* **COLLECTED MATERIAL**:
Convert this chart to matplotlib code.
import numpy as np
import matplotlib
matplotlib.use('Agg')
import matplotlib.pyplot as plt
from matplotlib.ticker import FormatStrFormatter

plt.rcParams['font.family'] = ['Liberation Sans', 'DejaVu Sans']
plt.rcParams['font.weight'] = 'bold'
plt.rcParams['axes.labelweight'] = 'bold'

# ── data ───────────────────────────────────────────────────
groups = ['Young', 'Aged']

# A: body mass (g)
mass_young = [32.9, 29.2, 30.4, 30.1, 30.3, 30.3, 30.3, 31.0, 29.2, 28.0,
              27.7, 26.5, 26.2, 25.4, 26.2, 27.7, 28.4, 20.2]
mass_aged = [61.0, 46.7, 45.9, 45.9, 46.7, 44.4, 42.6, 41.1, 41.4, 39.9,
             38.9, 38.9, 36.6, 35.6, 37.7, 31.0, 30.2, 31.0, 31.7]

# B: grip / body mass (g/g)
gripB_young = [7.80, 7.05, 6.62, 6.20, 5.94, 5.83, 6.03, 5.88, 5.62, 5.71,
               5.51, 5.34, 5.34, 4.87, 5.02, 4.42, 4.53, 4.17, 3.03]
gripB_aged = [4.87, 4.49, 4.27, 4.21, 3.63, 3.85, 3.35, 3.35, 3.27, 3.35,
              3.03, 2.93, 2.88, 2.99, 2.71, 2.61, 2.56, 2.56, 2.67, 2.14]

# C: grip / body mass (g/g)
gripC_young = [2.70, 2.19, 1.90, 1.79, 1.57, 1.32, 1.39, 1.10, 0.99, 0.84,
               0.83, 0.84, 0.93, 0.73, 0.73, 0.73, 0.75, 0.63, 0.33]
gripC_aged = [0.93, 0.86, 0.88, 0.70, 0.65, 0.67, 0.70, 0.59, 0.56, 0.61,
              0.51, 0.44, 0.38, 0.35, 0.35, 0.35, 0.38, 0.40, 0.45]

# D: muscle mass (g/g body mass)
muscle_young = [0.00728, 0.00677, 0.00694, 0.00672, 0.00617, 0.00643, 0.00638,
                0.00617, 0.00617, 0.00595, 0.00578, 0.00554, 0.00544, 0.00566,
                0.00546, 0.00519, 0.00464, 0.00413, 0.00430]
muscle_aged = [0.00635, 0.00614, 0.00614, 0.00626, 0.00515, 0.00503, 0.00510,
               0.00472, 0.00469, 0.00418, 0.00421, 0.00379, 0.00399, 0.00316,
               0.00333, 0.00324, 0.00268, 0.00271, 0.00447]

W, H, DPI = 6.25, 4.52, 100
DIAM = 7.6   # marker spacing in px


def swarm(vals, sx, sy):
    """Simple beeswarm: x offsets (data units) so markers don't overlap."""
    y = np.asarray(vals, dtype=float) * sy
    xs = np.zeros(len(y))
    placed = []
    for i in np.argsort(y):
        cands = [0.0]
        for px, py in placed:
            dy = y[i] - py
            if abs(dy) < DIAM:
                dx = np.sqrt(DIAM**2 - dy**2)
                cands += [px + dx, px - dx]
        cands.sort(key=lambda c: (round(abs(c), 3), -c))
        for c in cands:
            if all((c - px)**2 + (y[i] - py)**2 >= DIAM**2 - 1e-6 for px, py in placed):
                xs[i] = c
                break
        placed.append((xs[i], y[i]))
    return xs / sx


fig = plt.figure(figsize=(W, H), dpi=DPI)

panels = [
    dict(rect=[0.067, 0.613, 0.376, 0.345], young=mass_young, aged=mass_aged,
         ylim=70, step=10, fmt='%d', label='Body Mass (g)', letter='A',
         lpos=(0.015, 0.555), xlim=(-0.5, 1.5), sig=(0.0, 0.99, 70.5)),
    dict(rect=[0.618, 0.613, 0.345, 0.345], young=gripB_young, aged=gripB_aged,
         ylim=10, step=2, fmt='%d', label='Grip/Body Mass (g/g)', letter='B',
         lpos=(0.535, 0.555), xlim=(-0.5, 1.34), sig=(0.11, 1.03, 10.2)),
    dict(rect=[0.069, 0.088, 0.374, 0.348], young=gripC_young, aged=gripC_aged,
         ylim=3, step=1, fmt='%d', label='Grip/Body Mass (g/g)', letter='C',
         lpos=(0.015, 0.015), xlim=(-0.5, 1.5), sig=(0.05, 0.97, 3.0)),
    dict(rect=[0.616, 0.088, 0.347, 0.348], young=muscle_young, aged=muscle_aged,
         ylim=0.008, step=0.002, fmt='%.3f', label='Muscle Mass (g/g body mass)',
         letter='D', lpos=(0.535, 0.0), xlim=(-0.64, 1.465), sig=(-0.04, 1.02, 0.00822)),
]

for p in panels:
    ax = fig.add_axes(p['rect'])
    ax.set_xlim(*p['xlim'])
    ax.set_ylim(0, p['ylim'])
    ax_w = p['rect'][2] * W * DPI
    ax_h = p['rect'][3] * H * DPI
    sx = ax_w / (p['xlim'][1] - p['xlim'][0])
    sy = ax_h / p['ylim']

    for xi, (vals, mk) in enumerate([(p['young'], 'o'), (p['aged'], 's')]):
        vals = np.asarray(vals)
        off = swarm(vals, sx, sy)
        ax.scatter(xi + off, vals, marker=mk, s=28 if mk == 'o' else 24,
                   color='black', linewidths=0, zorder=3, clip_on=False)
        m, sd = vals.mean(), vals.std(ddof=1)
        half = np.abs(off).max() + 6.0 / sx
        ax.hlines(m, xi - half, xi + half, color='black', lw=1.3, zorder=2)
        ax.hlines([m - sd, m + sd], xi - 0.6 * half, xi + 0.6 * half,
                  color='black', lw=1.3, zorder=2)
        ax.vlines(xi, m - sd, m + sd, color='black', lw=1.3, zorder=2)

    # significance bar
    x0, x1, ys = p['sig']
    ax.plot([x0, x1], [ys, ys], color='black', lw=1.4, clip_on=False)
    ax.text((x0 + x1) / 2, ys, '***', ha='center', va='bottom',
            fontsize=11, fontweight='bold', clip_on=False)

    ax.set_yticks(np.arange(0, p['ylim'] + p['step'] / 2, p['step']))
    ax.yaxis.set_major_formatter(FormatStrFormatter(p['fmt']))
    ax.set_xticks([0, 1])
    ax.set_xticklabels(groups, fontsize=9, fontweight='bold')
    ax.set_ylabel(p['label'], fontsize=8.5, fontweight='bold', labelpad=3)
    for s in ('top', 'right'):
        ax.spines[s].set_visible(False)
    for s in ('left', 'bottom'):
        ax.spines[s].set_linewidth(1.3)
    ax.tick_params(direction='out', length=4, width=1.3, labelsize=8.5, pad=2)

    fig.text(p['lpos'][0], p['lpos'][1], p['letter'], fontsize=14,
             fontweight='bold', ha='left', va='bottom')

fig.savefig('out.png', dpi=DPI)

* **WHAT YOU NEED TO DO**: Everything from the first line of the material through the line containing "0.51, 0.44, 0.38, 0.35, 0.35, 0.35, 0.38, 0.40, 0.45]" is to be printed exactly; lines after that are to be left out.

* **OUTPUT OF THE TASK**:
Convert this chart to matplotlib code.
import numpy as np
import matplotlib
matplotlib.use('Agg')
import matplotlib.pyplot as plt
from matplotlib.ticker import FormatStrFormatter

plt.rcParams['font.family'] = ['Liberation Sans', 'DejaVu Sans']
plt.rcParams['font.weight'] = 'bold'
plt.rcParams['axes.labelweight'] = 'bold'

# ── data ───────────────────────────────────────────────────
groups = ['Young', 'Aged']

# A: body mass (g)
mass_young = [32.9, 29.2, 30.4, 30.1, 30.3, 30.3, 30.3, 31.0, 29.2, 28.0,
              27.7, 26.5, 26.2, 25.4, 26.2, 27.7, 28.4, 20.2]
mass_aged = [61.0, 46.7, 45.9, 45.9, 46.7, 44.4, 42.6, 41.1, 41.4, 39.9,
             38.9, 38.9, 36.6, 35.6, 37.7, 31.0, 30.2, 31.0, 31.7]

# B: grip / body mass (g/g)
gripB_young = [7.80, 7.05, 6.62, 6.20, 5.94, 5.83, 6.03, 5.88, 5.62, 5.71,
               5.51, 5.34, 5.34, 4.87, 5.02, 4.42, 4.53, 4.17, 3.03]
gripB_aged = [4.87, 4.49, 4.27, 4.21, 3.63, 3.85, 3.35, 3.35, 3.27, 3.35,
              3.03, 2.93, 2.88, 2.99, 2.71, 2.61, 2.56, 2.56, 2.67, 2.14]

# C: grip / body mass (g/g)
gripC_young = [2.70, 2.19, 1.90, 1.79, 1.57, 1.32, 1.39, 1.10, 0.99, 0.84,
               0.83, 0.84, 0.93, 0.73, 0.73, 0.73, 0.75, 0.63, 0.33]
gripC_aged = [0.93, 0.86, 0.88, 0.70, 0.65, 0.67, 0.70, 0.59, 0.56, 0.61,
              0.51, 0.44, 0.38, 0.35, 0.35, 0.35, 0.38, 0.40, 0.45]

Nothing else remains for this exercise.